[Given request] The listing below begins with the first line you should copy; stop after the line containing "0, 0, 0.048, 0, 0, 0, 0, 0, 0.083, 0];", and drop every picture.

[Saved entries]
══════════════════════════════

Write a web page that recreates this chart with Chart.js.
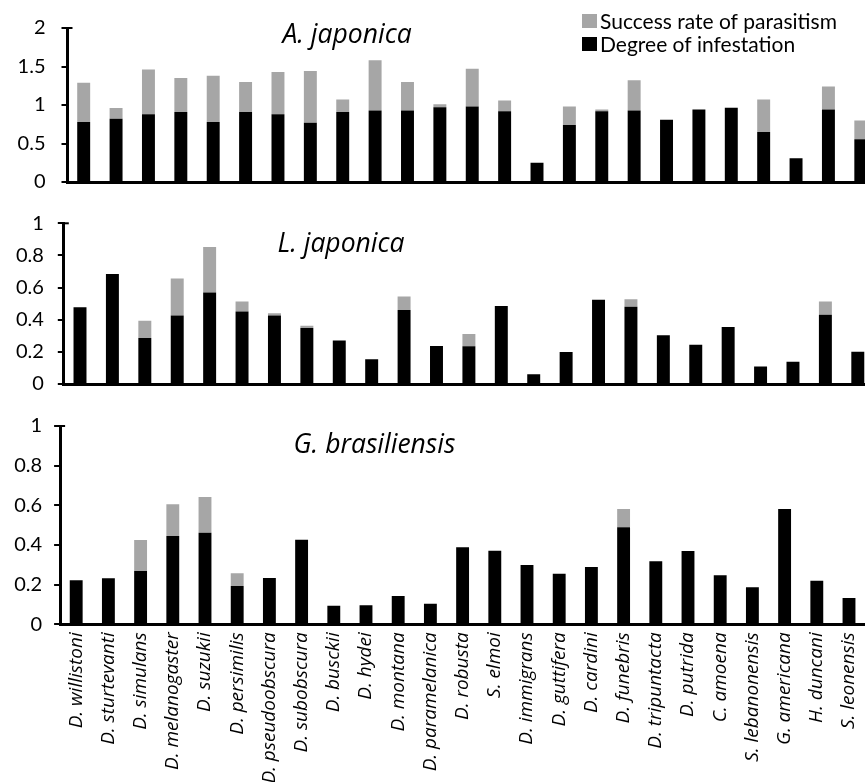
<!DOCTYPE html>
<html>
<head>
<meta charset="utf-8">
<script src="https://cdn.jsdelivr.net/npm/chart.js@4.4.0/dist/chart.umd.min.js"></script>
<style>
  html, body { margin: 0; padding: 0; background: #fff; overflow: hidden; width: 865px; height: 782px; }
  .panel { position: absolute; left: 0; }
</style>
</head>
<body>
<div class="panel" style="top:0px"><canvas id="c1" width="880" height="210"></canvas></div>
<div class="panel" style="top:195px"><canvas id="c2" width="880" height="215"></canvas></div>
<div class="panel" style="top:400px"><canvas id="c3" width="880" height="382"></canvas></div>
<script>
// species on the x axis
const species = ['D. willistoni', 'D. sturtevanti', 'D. simulans', 'D. melanogaster', 'D. suzukii',
  'D. persimilis', 'D. pseudoobscura', 'D. subobscura', 'D. busckii', 'D. hydei', 'D. montana',
  'D. paramelanica', 'D. robusta', 'S. elmoi', 'D. immigrans', 'D. guttifera', 'D. cardini',
  'D. funebris', 'D. tripuntacta', 'D. putrida', 'C. amoena', 'S. lebanonensis', 'G. americana',
  'H. duncani', 'S. leonensis'];

const seriesNames = ['Degree of infestation', 'Success rate of parasitism'];

// A. japonica (black part, grey part stacked on top)
const ajDegree = [0.78, 0.82, 0.88, 0.91, 0.78, 0.91, 0.88, 0.77, 0.91, 0.93, 0.93, 0.97, 0.98,
  0.92, 0.25, 0.74, 0.92, 0.93, 0.81, 0.94, 0.96, 0.65, 0.31, 0.94, 0.555];
const ajSuccess = [0.51, 0.14, 0.58, 0.44, 0.60, 0.39, 0.55, 0.67, 0.16, 0.65, 0.37, 0.04, 0.49,
  0.14, 0, 0.24, 0.02, 0.39, 0, 0, 0.01, 0.42, 0, 0.30, 0.245];

// L. japonica
const ljDegree = [0.478, 0.684, 0.287, 0.427, 0.569, 0.451, 0.427, 0.348, 0.271, 0.154, 0.46,
  0.237, 0.235, 0.486, 0.061, 0.199, 0.524, 0.48, 0.304, 0.245, 0.354, 0.109, 0.138, 0.431, 0.2];
const ljSuccess = [0, 0, 0.106, 0.229, 0.283, 0.063, 0.014, 0.014, 0, 0, 0.085, 0, 0.076, 0, 0,
  0, 0, 0.048, 0, 0, 0, 0, 0, 0.083, 0];

// G. brasiliensis
const gbDegree = [0.222, 0.232, 0.269, 0.445, 0.462, 0.193, 0.233, 0.427, 0.094, 0.096, 0.143,
  0.104, 0.388, 0.371, 0.299, 0.255, 0.289, 0.489, 0.318, 0.37, 0.247, 0.187, 0.581, 0.22, 0.133];
const gbSuccess = [0, 0, 0.156, 0.16, 0.18, 0.064, 0, 0, 0, 0, 0, 0, 0, 0, 0, 0, 0, 0.092, 0, 0,
  0, 0, 0, 0, 0];

Chart.defaults.font.family = 'Lato';
Chart.defaults.font.size = 20;
Chart.defaults.color = '#000';

// italic title inside each panel
const panelTitle = {
  id: 'panelTitle',
  afterDatasetsDraw(chart, args, o) {
    if (!o.text) return;
    const ctx = chart.ctx;
    ctx.save();
    ctx.font = 'italic 26.5px "Open Sans"';
    ctx.fillStyle = '#000';
    ctx.textAlign = 'center';
    ctx.textBaseline = 'alphabetic';
    ctx.fillText(o.text, o.x, o.y);
    ctx.restore();
  }
};

// small inward tick at the top end of the value axis
const axisCap = {
  id: 'axisCap',
  afterDraw(chart) {
    const y = chart.scales.y;
    const ctx = chart.ctx;
    ctx.save();
    ctx.strokeStyle = '#000';
    ctx.lineWidth = 2;
    ctx.beginPath();
    ctx.moveTo(y.right, y.top);
    ctx.lineTo(y.right + 5, y.top);
    ctx.stroke();
    ctx.restore();
  }
};

// two-row legend, grey entry first
const boxLegend = {
  id: 'boxLegend',
  afterDraw(chart, args, o) {
    if (!o.show) return;
    const ctx = chart.ctx;
    const sets = chart.data.datasets.slice().reverse();
    ctx.save();
    ctx.font = '21px Lato';
    ctx.textBaseline = 'middle';
    ctx.textAlign = 'left';
    sets.forEach((ds, i) => {
      const y = o.y + i * o.rowH;
      ctx.fillStyle = ds.backgroundColor;
      ctx.fillRect(o.x, y - 7, 15, 14);
      ctx.fillStyle = '#000';
      ctx.fillText(ds.label, o.x + 18, y + 1);
    });
    ctx.restore();
  }
};

function makePanel(id, degree, success, cfg) {
  new Chart(document.getElementById(id), {
    type: 'bar',
    data: {
      labels: species,
      datasets: [
        { label: seriesNames[0], data: degree, backgroundColor: '#000000', borderWidth: 0 },
        { label: seriesNames[1], data: success, backgroundColor: '#A6A6A6', borderWidth: 0 }
      ]
    },
    plugins: [panelTitle, boxLegend, axisCap],
    options: {
      responsive: false,
      animation: false,
      layout: { padding: cfg.padding },
      datasets: { bar: { barPercentage: 0.4, categoryPercentage: 1.0 } },
      plugins: {
        legend: { display: false },
        tooltip: { enabled: false },
        panelTitle: cfg.title,
        boxLegend: cfg.legend || { show: false }
      },
      scales: {
        x: {
          stacked: true,
          grid: { display: true, drawOnChartArea: false, drawTicks: false },
          border: { display: true, color: '#000', width: 3 },
          ticks: cfg.xLabels ? {
            display: true, autoSkip: false, minRotation: 90, maxRotation: 90, padding: 8,
            font: { family: '"Open Sans"', style: 'italic', size: 19 }, color: '#000'
          } : { display: false },
          afterFit: s => { s.height = cfg.xHeight; }
        },
        y: {
          stacked: true,
          min: 0,
          max: cfg.yMax,
          ticks: {
            stepSize: cfg.yStep, padding: cfg.tickPad, color: '#000', font: { size: 20 },
            callback: v => String(Number(v.toFixed(2)))
          },
          grid: { drawOnChartArea: false, drawTicks: true, tickLength: 6, color: '#000', lineWidth: 2 },
          border: { display: true, color: '#000', width: 3 },
          afterFit: s => { s.width = cfg.yWidth; }
        }
      }
    }
  });
}

makePanel('c1', ajDegree, ajSuccess, {
  padding: { left: 0, right: 3, top: 19, bottom: 20.5 },
  yWidth: 67.5, yMax: 2, yStep: 0.5, tickPad: 16, xHeight: 0,
  title: { text: 'A. japonica', x: 347, y: 43 },
  legend: { show: true, x: 582, y: 21, rowH: 23 }
});

makePanel('c2', ljDegree, ljSuccess, {
  padding: { left: 0, right: 6, top: 28.3, bottom: 22 },
  yWidth: 63.8, yMax: 1, yStep: 0.2, tickPad: 14, xHeight: 0,
  title: { text: 'L. japonica', x: 341, y: 57 }
});

makePanel('c3', gbDegree, gbSuccess, {
  padding: { left: 0, right: 9.8, top: 26, bottom: 0 },
  yWidth: 60.1, yMax: 1, yStep: 0.2, tickPad: 12, xHeight: 157.7, xLabels: true,
  title: { text: 'G. brasiliensis', x: 374.5, y: 53 }
});
</script>
</body>
</html>
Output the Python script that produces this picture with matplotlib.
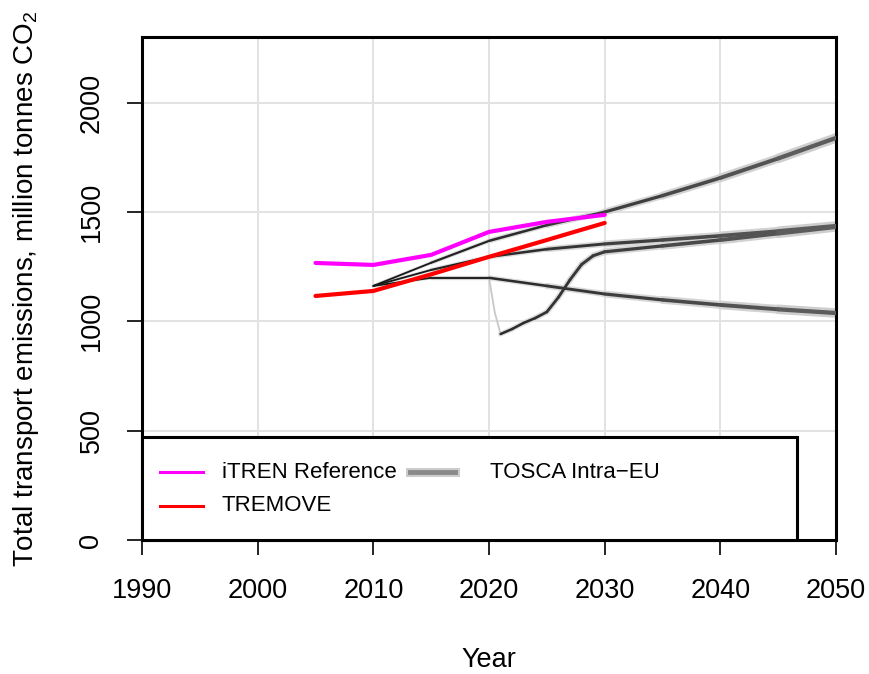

══════════════════════════════

[Answer to this exercise]
Write a web page that recreates this chart with Chart.js.
<!DOCTYPE html>
<html>
<head>
<meta charset="utf-8">
<script src="https://cdn.jsdelivr.net/npm/chart.js@4.4.0/dist/chart.umd.min.js"></script>
<style>
  html, body { margin: 0; padding: 0; background: #fff; overflow: hidden; width: 865px; height: 782px; }
  .panel { position: absolute; left: 0; }
</style>
</head>
<body>
<div class="panel" style="top:0px"><canvas id="c1" width="880" height="210"></canvas></div>
<div class="panel" style="top:195px"><canvas id="c2" width="880" height="215"></canvas></div>
<div class="panel" style="top:400px"><canvas id="c3" width="880" height="382"></canvas></div>
<script>
// species on the x axis
const species = ['D. willistoni', 'D. sturtevanti', 'D. simulans', 'D. melanogaster', 'D. suzukii',
  'D. persimilis', 'D. pseudoobscura', 'D. subobscura', 'D. busckii', 'D. hydei', 'D. montana',
  'D. paramelanica', 'D. robusta', 'S. elmoi', 'D. immigrans', 'D. guttifera', 'D. cardini',
  'D. funebris', 'D. tripuntacta', 'D. putrida', 'C. amoena', 'S. lebanonensis', 'G. americana',
  'H. duncani', 'S. leonensis'];

const seriesNames = ['Degree of infestation', 'Success rate of parasitism'];

// A. japonica (black part, grey part stacked on top)
const ajDegree = [0.78, 0.82, 0.88, 0.91, 0.78, 0.91, 0.88, 0.77, 0.91, 0.93, 0.93, 0.97, 0.98,
  0.92, 0.25, 0.74, 0.92, 0.93, 0.81, 0.94, 0.96, 0.65, 0.31, 0.94, 0.555];
const ajSuccess = [0.51, 0.14, 0.58, 0.44, 0.60, 0.39, 0.55, 0.67, 0.16, 0.65, 0.37, 0.04, 0.49,
  0.14, 0, 0.24, 0.02, 0.39, 0, 0, 0.01, 0.42, 0, 0.30, 0.245];

// L. japonica
const ljDegree = [0.478, 0.684, 0.287, 0.427, 0.569, 0.451, 0.427, 0.348, 0.271, 0.154, 0.46,
  0.237, 0.235, 0.486, 0.061, 0.199, 0.524, 0.48, 0.304, 0.245, 0.354, 0.109, 0.138, 0.431, 0.2];
const ljSuccess = [0, 0, 0.106, 0.229, 0.283, 0.063, 0.014, 0.014, 0, 0, 0.085, 0, 0.076, 0, 0,
  0, 0, 0.048, 0, 0, 0, 0, 0, 0.083, 0];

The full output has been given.